To be clear- there is nothing inherently wrong with this kind of plot! Like I said, I loved that kind of thing when I was a kid, and to be honest I like it as an adult too. But usually, these books require the child/young woman in question to have internal development as part of the journey and part of the world building of what makes the character both sympathetic and precocious. The Nine Tailors doesn't really do that- Hilary has to live with great tragedy at the start of the book, but her own development as a person, and honestly our knowledge of her as a person, is relatively limited. She basically is how she is and Wimsey is (semi-paternally) into that because the way she is-precocious and somewhat aloof- is obviously awesome and she also ends up with a gazillion dollars and the emeralds. In terms of how Wimsey reacts to her, she's like mini-Harriet- but Harriet has to work for it somewhat. Not for Wimsey's affection for her, but for the richness of character that makes us care about Wimsey's affection for her.
So anyway, doesn't really work for me, and feels very out of place and garish in an otherwise intricately-painted book IMO. But also, I think it becomes even more blatant when you read about Cat O'Mary and Sayers's unfinished memoir.
So basically, sometime in the early 30s Sayers started writing a memoir, which she called My Edwardian Childhood. The funny part is she never made it to the actual Edwardian period- it only took her to about age five, when Victoria was still on the throne- but (though I've never read it- I do want to get my hands on it) it ends up being an account of her early years in Oxford and then the move to the fens, which she saw in retrospect as cutting her off from intelligent society in a way which stunted her. Having made it up to that move to East Anglia, she got so into the overall vibe of the location that she decided to put the memoir aside and work on a labor of love dedicated to this atmosphere of her upbringing- The Nine Tailors.
So, basically, Sayers got the idea for this book while doing some deep musings about her own childhood in that area, and while she was starting to critically think about what she was like as a child. We know that Sayers used real names of people from her childhood for the character names in The Nine Tailors, and it's said that Venables is based on her father. Why would it be a surprise that Hilary Thorpe might be based on her?
Once Sayers was done with The Nine Tailors, she started a totally different book- a semi-autobiographical novel, unrelated to the Wimsey novels, called Cat O'Mary. The main character, based on herself, was named Katherine rather than Dorothy, but her letters as well as biographical details match up enough for us to know that the account of her childhood is VERY aligned with what it was actually like for her. And, in fact, she goes into a lot of detail about what she was like- but with a much more critical eye on herself than she had in her memoir. She talks about having "developed all the faults and peculiarities of an only child whose entire life is spent among grown-up people. She was self-absorbed, egotistical, timid, priggish and, in a mild sort of way, disobedient." And honestly, even when you read a biography of her, or her collected letters from her childhood, that is something of the image of her as a young, precocious, coddled child that one gets (she was the only daughter of a minister who grew up very insulated and as the center of attention, playing only with children "imported" for her, more or less). Sayers never finished Cat O'Mary, and it's not 100% clear why- but it's hypothesized that it's because the overall point of the book in her mind was to convey the message that, by then, she'd already decided to include in Gaudy Night (through the eyes of another expy lol).
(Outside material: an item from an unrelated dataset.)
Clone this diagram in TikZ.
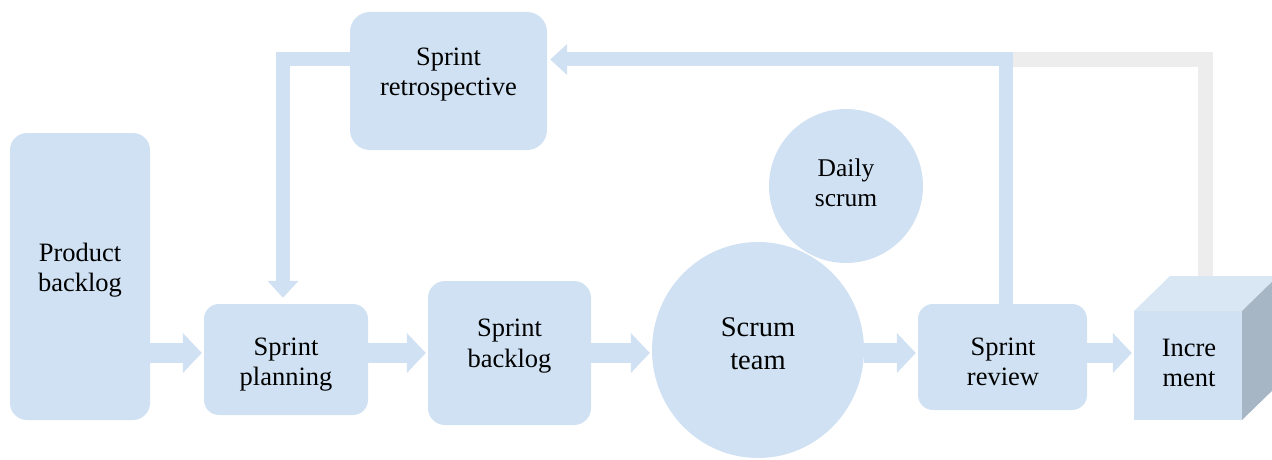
\documentclass[tikz,border=0pt]{standalone}
\usepackage{fontspec}
\setmainfont{Liberation Serif}
\usetikzlibrary{arrows.meta,shapes.geometric,calc}
\definecolor{boxblue}{HTML}{CFE1F2}
\definecolor{topblue}{HTML}{D9E7F4}
\definecolor{sidegray}{HTML}{A7B6C4}
\definecolor{lightgray}{HTML}{EDEDED}
\begin{document}
\begin{tikzpicture}[x=1pt,y=-1pt,
  shapebox/.style={draw=none,fill=boxblue,rounded corners=17pt,inner sep=0pt},
  roundshape/.style={draw=none,fill=boxblue,inner sep=0pt},
  lbl/.style={align=center,inner sep=0pt,font=\fontsize{26.5}{30.5}\selectfont,text=black},
  blk/.style={draw=boxblue,line width=20pt,-{Triangle[width=39pt,length=19pt]},shorten >=2pt},
  fb/.style={draw=boxblue,line width=14pt,line join=miter,-{Triangle[width=30pt,length=17pt]}},
  gline/.style={draw=lightgray,line width=15pt,line join=miter}]
\useasboundingbox (0,0) rectangle (1272,460);
\clip (0,0) rectangle (1272,460);

% nodes
\node[shapebox,minimum width=140pt,minimum height=287pt] (pb) at (80,276.5) {};
\node[shapebox,rounded corners=15pt,minimum width=164pt,minimum height=111pt] (sp) at (286,359.5) {};
\node[shapebox,minimum width=163pt,minimum height=144pt] (sb) at (509.5,353) {};
\node[shapebox,rounded corners=20pt,minimum width=197pt,minimum height=138pt] (sret) at (448.5,81) {};
\node[shapebox,rounded corners=15pt,minimum width=169pt,minimum height=106pt] (srev) at (1002.5,357) {};
\node[roundshape,circle,minimum size=154pt] (ds) at (846,186) {};
\node[roundshape,ellipse,minimum width=212pt,minimum height=216pt] (st) at (758,350) {};

% cube
\coordinate (inc-fl) at (1134,311);
\coordinate (inc-fr) at (1242,311);
\coordinate (inc-bl) at (1134,420);
\coordinate (inc-br) at (1242,420);
\fill[boxblue] (inc-fl) rectangle (inc-br);
\fill[topblue] (inc-fl) -- ++(36,-35) -- ++(108,0) -- (inc-fr) -- cycle;
\fill[sidegray] (inc-fr) -- ++(36,-35) -- ++(0,109) -- (inc-br) -- cycle;
\node[inner sep=0pt,minimum width=108pt,minimum height=109pt] (inc) at (1188,365.5) {};

% labels
\node[lbl] (pb-t) at (80,270) {Product\\backlog};
\node[lbl] (sp-t) at (286,364.5) {Sprint\\planning};
\node[lbl] (sb-t) at (509.5,346) {Sprint\\backlog};
\node[lbl] (sret-t) at (448.5,74.5) {Sprint\\retrospective};
\node[lbl] (srev-t) at (1003,362) {Sprint\\review};
\node[lbl,font=\fontsize{25.5}{29.5}\selectfont] (ds-t) at (846,183) {Daily\\scrum};
\node[lbl,font=\fontsize{28.5}{33}\selectfont] (st-t) at (758,344) {Scrum\\team};
\node[lbl] (inc-t) at (1189,363) {Incre\\ment};

% connectors
\coordinate (row) at (0,353);
\coordinate (top) at (0,59.5);
\draw[blk] (pb.east |- row) -- (sp.west |- row);
\draw[blk] (sp.east |- row) -- (sb.west |- row);
\draw[blk] (sb.east |- row) -- (st.west |- row);
\draw[blk] (st.east |- row) -- (srev.west |- row);
\draw[blk] (srev.east |- row) -- (inc.west |- row);

\coordinate (gx) at (1205.5,0);
\coordinate (bx) at (1006,0);
\coordinate (lx) at (283,0);
\draw[gline] (gx |- inc.north) ++(0,-35) -- (gx |- top) -- (bx |- top);
\draw[fb] (bx |- srev.north) -- (bx |- top) -- ([xshift=3pt]sret.east |- top);
\draw[fb,shorten >=6pt] (sret.west |- top) -- (lx |- top) -- (lx |- sp.north);
\end{tikzpicture}
\end{document}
I feel a bit as though Hilary Thorpe is Sayers as she'd have written of herself in that more idealized memoir of hers- with perhaps a tad more wish fulfilment than she'd have given herself in that, but then again isn't that was Wimsey is for? And I wonder whether it's only after writing this ideal and beloved version of herself as a child, with the nostalgia that came from writing about the place she grew up in and in the frame of mind that led to her memoir, that she buckled down to actually engage with what that kind of precocious child who she was might have actually been like, how she really was/would have been accepted by adults, etc. With all the real life parallels between Hilary's personality and Sayers's, and the contrast between the somewhat twee idealization of Hilary and the more acerbic (and AFAIK more accurate to Sayers IRL, who was by many accounts a tough cookie, including from people who said it positively) portrayal of Katherine, it can be hard for me to really enjoy Hilary without a healthy dose of eye-rolling.
But like, the rest of the book is awesome so who cares?